What is being asked. Reproduce the full listing below unchanged, apart from the pictures.

Data segment.
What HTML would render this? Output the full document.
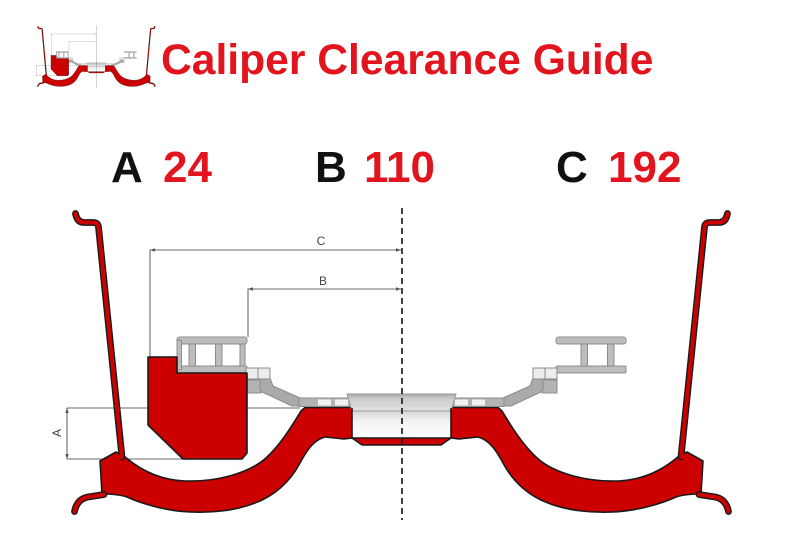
<!DOCTYPE html>
<html>
<head>
<meta charset="utf-8">
<style>
  html, body { margin: 0; padding: 0; background: #ffffff; }
  body { width: 799px; height: 534px; overflow: hidden; }
  svg { display: block; }
  .t { font-family: "Liberation Sans", Arial, sans-serif; font-weight: bold; }
</style>
</head>
<body>
<svg width="799" height="534" viewBox="0 0 799 534" xmlns="http://www.w3.org/2000/svg">
  <defs>
    <linearGradient id="boreg" x1="0" y1="0" x2="0" y2="1">
      <stop offset="0" stop-color="#cfcfcf"/>
      <stop offset="0.45" stop-color="#f4f4f4"/>
      <stop offset="1" stop-color="#ffffff"/>
    </linearGradient>
    <linearGradient id="hatg" x1="0" y1="0" x2="0" y2="1">
      <stop offset="0" stop-color="#a9a9a9"/>
      <stop offset="0.3" stop-color="#cdcdcd"/>
      <stop offset="1" stop-color="#e2e2e2"/>
    </linearGradient>

    <!-- one half of the wheel (left side) -->
    <g id="half">
      <!-- barrel -->
      <path d="M100,461 L116,452 L124,456 C140,470 160,480 185,481 C215,482 248,474 266,458 C282,443 293,424 301,411 L305,407.5 L352,407.5 L352,438 L344,439 L325,437 C313,440 306,452 300,463 C290,482 274,496 255,503 C235,511 210,513 190,512 C165,511 140,503 127,497 C118,494 108,494 102,494 Z"
            fill="#cc0000" stroke="#1a1a1a" stroke-width="1.6" stroke-linejoin="round"/>
      <!-- rim wall + top curl -->
      <path d="M122,457 L98.5,227 C98,223.5 96.5,222.5 93,222.5 L84,222.5 C79,222.5 76.5,219 75.5,213.5"
            fill="none" stroke="#1a1a1a" stroke-width="6.8" stroke-linecap="round" stroke-linejoin="round"/>
      <path d="M122,457 L98.5,227 C98,223.5 96.5,222.5 93,222.5 L84,222.5 C79,222.5 76.5,219 75.5,213.5"
            fill="none" stroke="#cc0000" stroke-width="4" stroke-linecap="round" stroke-linejoin="round"/>
      <!-- bottom lip curl -->
      <path d="M104,494.5 L88,497 C80,498.5 76,504 74.5,511.5"
            fill="none" stroke="#1a1a1a" stroke-width="6.8" stroke-linecap="round" stroke-linejoin="round"/>
      <path d="M104,494.5 L88,497 C80,498.5 76,504 74.5,511.5"
            fill="none" stroke="#cc0000" stroke-width="4" stroke-linecap="round" stroke-linejoin="round"/>
      <!-- junction fill to hide seams -->
      <path d="M101,462 L116,453 L123,457 L108,470 Z" fill="#cc0000"/>

      <!-- H bracket -->
      <g fill="#bdbdbd" stroke="#8c8c8c" stroke-width="1">
        <rect x="177" y="337" width="70" height="7" rx="2.5"/>
        <rect x="177" y="366" width="70" height="7" rx="1.5"/>
        <rect x="189" y="344" width="6.5" height="22"/>
        <rect x="215.5" y="344" width="6.5" height="22"/>
      </g>
      <!-- bolt blocks -->
      <g stroke="#8c8c8c" stroke-width="1">
        <rect x="246" y="380" width="15" height="13" fill="#b3b3b3"/>
        <polygon points="260,378 270,378 273,386 299,397.5 299,406 292,406 262,392 260,390" fill="#aaaaaa"/>
        <rect x="246" y="368" width="12" height="11" fill="#ececec"/>
        <rect x="258" y="368" width="12" height="11" fill="#ececec"/>
      </g>
      <!-- flat band -->
      <rect x="299" y="398" width="51" height="8.5" fill="#b3b3b3" stroke="#8c8c8c" stroke-width="1"/>
      <rect x="318" y="399.5" width="13" height="6" fill="#f2f2f2"/>
      <rect x="335" y="399.5" width="13" height="6" fill="#f2f2f2"/>
    </g>

    <!-- full diagram (no text) -->
    <g id="diagram">
      <!-- dimension lines -->
      <g fill="none" stroke="#6a6a6a" stroke-width="1.1">
        <path d="M150,357 V250 H401"/>
        <path d="M248,337 V289 H401"/>
        <path d="M67,408 H300"/>
        <path d="M67,459 H183"/>
        <path d="M67,408 V459"/>
      </g>
      <g fill="#555">
        <polygon points="150,250 155,248.3 155,251.7"/>
        <polygon points="401,250 396,248.3 396,251.7"/>
        <polygon points="248,289 253,287.3 253,290.7"/>
        <polygon points="401,289 396,287.3 396,290.7"/>
        <polygon points="67,408 65.3,413 68.7,413"/>
        <polygon points="67,459 65.3,454 68.7,454"/>
      </g>

      <use href="#half"/>
      <use href="#half" transform="translate(803,0) scale(-1,1)"/>

      <!-- extra posts on caliper-side bracket -->
      <g fill="#bdbdbd" stroke="#8c8c8c" stroke-width="1">
        <rect x="177" y="340" width="4.5" height="30" rx="1.5"/>
        <rect x="240" y="344" width="5" height="22"/>
      </g>

      <!-- caliper -->
      <path d="M148,357 L177,357 L177,373 L247,373 L247,453 L242,459 L183,459 L148,425 Z"
            fill="#cc0000" stroke="#1a1a1a" stroke-width="1.6" stroke-linejoin="round"/>

      <!-- centre hub -->
      <rect x="352" y="408" width="99" height="30.5" fill="url(#boreg)"/>
      <polygon points="347,394 456,394 451,411 352,411" fill="url(#hatg)" stroke="#9a9a9a" stroke-width="1"/>
      <line x1="352" y1="408" x2="352" y2="438" stroke="#1a1a1a" stroke-width="1.6"/>
      <line x1="451" y1="408" x2="451" y2="438" stroke="#1a1a1a" stroke-width="1.6"/>
      <polygon points="352,438 451,438 441,445 362,445" fill="#cc0000" stroke="#1a1a1a" stroke-width="1.4" stroke-linejoin="round"/>

      <!-- centre dashed line -->
      <line x1="402" y1="208" x2="402" y2="520" stroke="#222" stroke-width="1.7" stroke-dasharray="6,4"/>
    </g>
  </defs>

  <!-- logo icon -->
  <use href="#diagram" transform="translate(24.5,-16) scale(0.179,0.2)"/>

  <!-- title -->
  <text class="t" x="161" y="74" font-size="42.6" fill="#e2141d">Caliper Clearance Guide</text>

  <!-- values -->
  <text class="t" x="111" y="182" font-size="44" fill="#111">A</text>
  <text class="t" x="163" y="182" font-size="44" fill="#e2141d">24</text>
  <text class="t" x="315" y="182" font-size="44" fill="#111">B</text>
  <text class="t" x="364" y="182" font-size="44" fill="#e2141d">110</text>
  <text class="t" x="556" y="182" font-size="44" fill="#111">C</text>
  <text class="t" x="608" y="182" font-size="44" fill="#e2141d">192</text>

  <!-- main diagram -->
  <use href="#diagram"/>

  <!-- dimension labels -->
  <text x="321" y="245" font-size="12" fill="#444" text-anchor="middle" font-family="Liberation Sans, Arial, sans-serif">C</text>
  <text x="323" y="285" font-size="12" fill="#444" text-anchor="middle" font-family="Liberation Sans, Arial, sans-serif">B</text>
  <text x="0" y="0" font-size="12" fill="#444" text-anchor="middle" font-family="Liberation Sans, Arial, sans-serif" transform="translate(61,433) rotate(-90)">A</text>
</svg>
</body>
</html>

Solution.
What HTML would render this? Output the full document.
<!DOCTYPE html>
<html>
<head>
<meta charset="utf-8">
<style>
  html, body { margin: 0; padding: 0; background: #ffffff; }
  body { width: 799px; height: 534px; overflow: hidden; }
  svg { display: block; }
  .t { font-family: "Liberation Sans", Arial, sans-serif; font-weight: bold; }
</style>
</head>
<body>
<svg width="799" height="534" viewBox="0 0 799 534" xmlns="http://www.w3.org/2000/svg">
  <defs>
    <linearGradient id="boreg" x1="0" y1="0" x2="0" y2="1">
      <stop offset="0" stop-color="#cfcfcf"/>
      <stop offset="0.45" stop-color="#f4f4f4"/>
      <stop offset="1" stop-color="#ffffff"/>
    </linearGradient>
    <linearGradient id="hatg" x1="0" y1="0" x2="0" y2="1">
      <stop offset="0" stop-color="#a9a9a9"/>
      <stop offset="0.3" stop-color="#cdcdcd"/>
      <stop offset="1" stop-color="#e2e2e2"/>
    </linearGradient>

    <!-- one half of the wheel (left side) -->
    <g id="half">
      <!-- barrel -->
      <path d="M100,461 L116,452 L124,456 C140,470 160,480 185,481 C215,482 248,474 266,458 C282,443 293,424 301,411 L305,407.5 L352,407.5 L352,438 L344,439 L325,437 C313,440 306,452 300,463 C290,482 274,496 255,503 C235,511 210,513 190,512 C165,511 140,503 127,497 C118,494 108,494 102,494 Z"
            fill="#cc0000" stroke="#1a1a1a" stroke-width="1.6" stroke-linejoin="round"/>
      <!-- rim wall + top curl -->
      <path d="M122,457 L98.5,227 C98,223.5 96.5,222.5 93,222.5 L84,222.5 C79,222.5 76.5,219 75.5,213.5"
            fill="none" stroke="#1a1a1a" stroke-width="6.8" stroke-linecap="round" stroke-linejoin="round"/>
      <path d="M122,457 L98.5,227 C98,223.5 96.5,222.5 93,222.5 L84,222.5 C79,222.5 76.5,219 75.5,213.5"
            fill="none" stroke="#cc0000" stroke-width="4" stroke-linecap="round" stroke-linejoin="round"/>
      <!-- bottom lip curl -->
      <path d="M104,494.5 L88,497 C80,498.5 76,504 74.5,511.5"
            fill="none" stroke="#1a1a1a" stroke-width="6.8" stroke-linecap="round" stroke-linejoin="round"/>
      <path d="M104,494.5 L88,497 C80,498.5 76,504 74.5,511.5"
            fill="none" stroke="#cc0000" stroke-width="4" stroke-linecap="round" stroke-linejoin="round"/>
      <!-- junction fill to hide seams -->
      <path d="M101,462 L116,453 L123,457 L108,470 Z" fill="#cc0000"/>

      <!-- H bracket -->
      <g fill="#bdbdbd" stroke="#8c8c8c" stroke-width="1">
        <rect x="177" y="337" width="70" height="7" rx="2.5"/>
        <rect x="177" y="366" width="70" height="7" rx="1.5"/>
        <rect x="189" y="344" width="6.5" height="22"/>
        <rect x="215.5" y="344" width="6.5" height="22"/>
      </g>
      <!-- bolt blocks -->
      <g stroke="#8c8c8c" stroke-width="1">
        <rect x="246" y="380" width="15" height="13" fill="#b3b3b3"/>
        <polygon points="260,378 270,378 273,386 299,397.5 299,406 292,406 262,392 260,390" fill="#aaaaaa"/>
        <rect x="246" y="368" width="12" height="11" fill="#ececec"/>
        <rect x="258" y="368" width="12" height="11" fill="#ececec"/>
      </g>
      <!-- flat band -->
      <rect x="299" y="398" width="51" height="8.5" fill="#b3b3b3" stroke="#8c8c8c" stroke-width="1"/>
      <rect x="318" y="399.5" width="13" height="6" fill="#f2f2f2"/>
      <rect x="335" y="399.5" width="13" height="6" fill="#f2f2f2"/>
    </g>

    <!-- full diagram (no text) -->
    <g id="diagram">
      <!-- dimension lines -->
      <g fill="none" stroke="#6a6a6a" stroke-width="1.1">
        <path d="M150,357 V250 H401"/>
        <path d="M248,337 V289 H401"/>
        <path d="M67,408 H300"/>
        <path d="M67,459 H183"/>
        <path d="M67,408 V459"/>
      </g>
      <g fill="#555">
        <polygon points="150,250 155,248.3 155,251.7"/>
        <polygon points="401,250 396,248.3 396,251.7"/>
        <polygon points="248,289 253,287.3 253,290.7"/>
        <polygon points="401,289 396,287.3 396,290.7"/>
        <polygon points="67,408 65.3,413 68.7,413"/>
        <polygon points="67,459 65.3,454 68.7,454"/>
      </g>

      <use href="#half"/>
      <use href="#half" transform="translate(803,0) scale(-1,1)"/>

      <!-- extra posts on caliper-side bracket -->
      <g fill="#bdbdbd" stroke="#8c8c8c" stroke-width="1">
        <rect x="177" y="340" width="4.5" height="30" rx="1.5"/>
        <rect x="240" y="344" width="5" height="22"/>
      </g>

      <!-- caliper -->
      <path d="M148,357 L177,357 L177,373 L247,373 L247,453 L242,459 L183,459 L148,425 Z"
            fill="#cc0000" stroke="#1a1a1a" stroke-width="1.6" stroke-linejoin="round"/>

      <!-- centre hub -->
      <rect x="352" y="408" width="99" height="30.5" fill="url(#boreg)"/>
      <polygon points="347,394 456,394 451,411 352,411" fill="url(#hatg)" stroke="#9a9a9a" stroke-width="1"/>
      <line x1="352" y1="408" x2="352" y2="438" stroke="#1a1a1a" stroke-width="1.6"/>
      <line x1="451" y1="408" x2="451" y2="438" stroke="#1a1a1a" stroke-width="1.6"/>
      <polygon points="352,438 451,438 441,445 362,445" fill="#cc0000" stroke="#1a1a1a" stroke-width="1.4" stroke-linejoin="round"/>

      <!-- centre dashed line -->
      <line x1="402" y1="208" x2="402" y2="520" stroke="#222" stroke-width="1.7" stroke-dasharray="6,4"/>
    </g>
  </defs>

  <!-- logo icon -->
  <use href="#diagram" transform="translate(24.5,-16) scale(0.179,0.2)"/>

  <!-- title -->
  <text class="t" x="161" y="74" font-size="42.6" fill="#e2141d">Caliper Clearance Guide</text>

  <!-- values -->
  <text class="t" x="111" y="182" font-size="44" fill="#111">A</text>
  <text class="t" x="163" y="182" font-size="44" fill="#e2141d">24</text>
  <text class="t" x="315" y="182" font-size="44" fill="#111">B</text>
  <text class="t" x="364" y="182" font-size="44" fill="#e2141d">110</text>
  <text class="t" x="556" y="182" font-size="44" fill="#111">C</text>
  <text class="t" x="608" y="182" font-size="44" fill="#e2141d">192</text>

  <!-- main diagram -->
  <use href="#diagram"/>

  <!-- dimension labels -->
  <text x="321" y="245" font-size="12" fill="#444" text-anchor="middle" font-family="Liberation Sans, Arial, sans-serif">C</text>
  <text x="323" y="285" font-size="12" fill="#444" text-anchor="middle" font-family="Liberation Sans, Arial, sans-serif">B</text>
  <text x="0" y="0" font-size="12" fill="#444" text-anchor="middle" font-family="Liberation Sans, Arial, sans-serif" transform="translate(61,433) rotate(-90)">A</text>
</svg>
</body>
</html>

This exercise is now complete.